Street-legality is the fourth dimension and cannot be overlooked. Beadlock wheels are not DOT-approved for on-road use in most U.S. states because the exposed ring bolt heads present a tire-separation risk in certain impact scenarios. California, for example, treats beadlock wheels as off-road-only. The Rubicon JLU is typically street-driven between trails, so the builder faces a practical choice: run two sets of wheels (a forged non-beadlock set for street, a beadlock set for trail), accept the legal risk of running beadlocks on the street in their specific state, or research the exact code in their state before purchasing. This is a decision the builder must make based on their specific state’s vehicle code, not on general advice from any wheel manufacturer.

Frequently Asked Questions

What bolt pattern and hub bore does a 2024 Jeep Wrangler Rubicon JLU require?

The 2024 Jeep Wrangler Rubicon JLU uses a 5x127mm bolt pattern and a 71.5mm hub bore. Wheels should be hub-centric to this bore to prevent vibration at highway speeds when the vehicle is street-driven between trail sessions.

What offset should a Rubicon JLU builder run for 35- to 37-inch tires on a beadlock wheel?

A stock-axle Rubicon JLU running 35-inch tires typically fits a 17x9 wheel at 0mm to -12mm offset without rubbing the fender flares or control arms at full droop. Builders running 37-inch tires or aftermarket flare kits often move to -18mm to -25mm to gain additional tire clearance, but the specific offset depends on the lift height, flare design, and suspension geometry in use.

Beadlock wheels are not DOT-approved for on-road use in most U.S. states, including California. The exposed beadlock ring hardware does not meet standard road-wheel approval criteria. Builders who street-drive their Rubicon JLU should confirm their specific state’s vehicle code before committing to beadlock wheels as their sole wheel set.

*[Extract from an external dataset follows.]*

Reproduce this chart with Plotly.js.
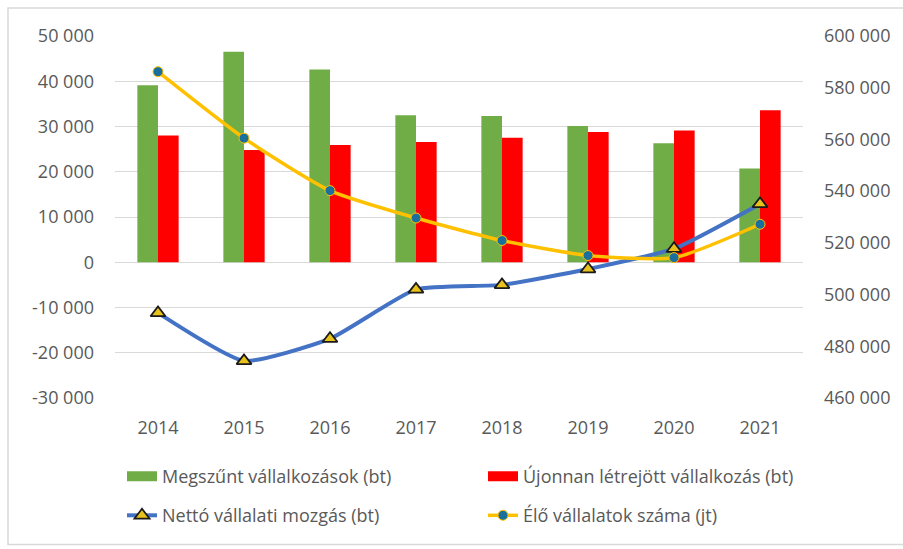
<!DOCTYPE html>
<html>
<head>
<meta charset="utf-8">
<script src="https://cdn.plot.ly/plotly-3.0.1.min.js"></script>
<style>html,body{margin:0;padding:0;background:#fff}#chart{width:903px;height:549px}</style>
</head>
<body>
<div id="chart"></div>
<script>
// ---- data ----
const years = ["2014","2015","2016","2017","2018","2019","2020","2021"];
const megszunt = [39100, 46500, 42600, 32500, 32300, 30100, 26300, 20700];
const ujonnan  = [28000, 24800, 25900, 26600, 27500, 28800, 29100, 33600];
const netto    = [-11200, -21800, -16900, -6000, -5000, -1500, 3000, 12900];
const elo      = [586200, 560500, 540200, 529600, 520900, 515100, 514300, 527200];
const leftTickVals  = [-30000, -20000, -10000, 0, 10000, 20000, 30000, 40000, 50000];
const leftTickText  = ["-30 000", "-20 000", "-10 000", "0", "10 000", "20 000", "30 000", "40 000", "50 000"];
const rightTickVals = [460000, 480000, 500000, 520000, 540000, 560000, 580000, 600000];
const rightTickText = ["460 000", "480 000", "500 000", "520 000", "540 000", "560 000", "580 000", "600 000"];
const names = ["Megszűnt vállalkozások (bt)", "Újonnan létrejött vállalkozás (bt)", "Nettó vállalati mozgás (bt)", "Élő vállalatok száma (jt)"];

// ---- styles ----
const GREEN = "#70AD47", RED = "#FF0000", BLUE = "#4472C4", GOLD = "#FFC000";
const TXT = "#595959", GRID = "#D9D9D9";
const FONT = "Open Sans";

const traces = [
  {type: "bar", x: years, y: megszunt, name: names[0], marker: {color: GREEN}, showlegend: false},
  {type: "bar", x: years, y: ujonnan, name: names[1], marker: {color: RED}, showlegend: false},
  {type: "scatter", mode: "lines+markers", x: years, y: netto, name: names[2], legend: "legend3",
   line: {color: BLUE, width: 4, shape: "spline", smoothing: 0.5},
   marker: {symbol: "triangle-up", size: 13, color: "#E8C21A", line: {color: "#1a1a1a", width: 1.8}}},
  {type: "scatter", mode: "lines+markers", x: years, y: elo, name: names[3], yaxis: "y2", legend: "legend4",
   line: {color: GOLD, width: 3.5, shape: "spline", smoothing: 0.6},
   marker: {symbol: "circle", size: 10, color: "#1B6F9C", line: {color: GOLD, width: 1}}},
  // legend-only swatches for bar series
  {type: "scatter", mode: "lines", x: [null], y: [null], name: names[0], legend: "legend",
   line: {color: GREEN, width: 11}, hoverinfo: "skip"},
  {type: "scatter", mode: "lines", x: [null], y: [null], name: names[1], legend: "legend2",
   line: {color: RED, width: 11}, hoverinfo: "skip"}
];

function leg(x, y) {
  return {x: x, y: y, xanchor: "left", yanchor: "middle", orientation: "h",
          font: {family: FONT, size: 18, color: TXT}, bgcolor: "rgba(0,0,0,0)", borderwidth: 0};
}

const layout = {
  width: 903, height: 549,
  margin: {l: 115, r: 100, t: 36, b: 151},
  paper_bgcolor: "#fff", plot_bgcolor: "#fff",
  font: {family: FONT, size: 18, color: TXT},
  barmode: "group", bargap: 0.52, bargroupgap: 0,
  xaxis: {type: "category", showgrid: false, zeroline: false, showline: false, ticks: "",
          ticklabelstandoff: 17, tickfont: {family: FONT, size: 18, color: TXT}},
  yaxis: {range: [-30000, 50000], tickvals: leftTickVals, ticktext: leftTickText,
          showgrid: true, gridcolor: GRID, gridwidth: 1, zeroline: false, showline: false, ticks: "",
          ticklabelstandoff: 20, tickfont: {family: FONT, size: 18, color: TXT}},
  yaxis2: {range: [460000, 600000], tickvals: rightTickVals, ticktext: rightTickText, overlaying: "y", side: "right",
           showgrid: false, zeroline: false, showline: false, ticks: "",
           ticklabelstandoff: 20, tickfont: {family: FONT, size: 18, color: TXT}},
  legend:  leg((122 - 115) / 688, (398.3 - 477) / 362.3),
  legend2: leg((483 - 115) / 688, (398.3 - 477) / 362.3),
  legend3: leg((122 - 115) / 688, (398.3 - 516) / 362.3),
  legend4: leg((483 - 115) / 688, (398.3 - 516) / 362.3),
  shapes: [{type: "rect", xref: "paper", yref: "paper",
            x0: (8 - 115) / 688, x1: (910 - 115) / 688,
            y0: -(545 - 398.3) / 362.3, y1: 1 + (36 - 8) / 362.3,
            line: {color: GRID, width: 1.5}, fillcolor: "rgba(0,0,0,0)", layer: "below"}],
  showlegend: true
};

Plotly.newPlot("chart", traces, layout, {displayModeBar: false, staticPlot: true});
</script>
</body>
</html>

How often do beadlock ring bolts need to be re-torqued?

Beadlock ring bolts should be re-torqued after the first trail outing following installation and then inspected every 5–10 trail days or after any significant impact. Typical ring bolt torque specs range from 6–8 lb-ft, with 16–24 bolts per wheel depending on the manufacturer’s ring design. Skipping this maintenance can allow the ring to loosen, which compromises the mechanical bead clamp and defeats the purpose of the beadlock.

Conclusion

A 2024 Jeep Wrangler Rubicon JLU running technical off-road terrain is a strong candidate for forged beadlock wheels. The platform’s factory capability invites the kind of builds where low-pressure tire operation is a regular technique rather than an emergency measure, and the construction difference between forged and cast beadlocks compounds over time as trail frequency and terrain difficulty increase. The fitment window of 5x127mm at 71.5mm hub bore is well-supported, but offset precision matters more on this platform than many builders anticipate, particularly when axle swaps or non-factory flare kits enter the build.

The builder who has mapped out trail frequency, terrain type, axle width, and the street-legality question in their state is in the best position to evaluate forged beadlock options on their actual merits, matching construction grade and fitment precision to the specific demands of the build rather than selecting on price or catalog availability alone.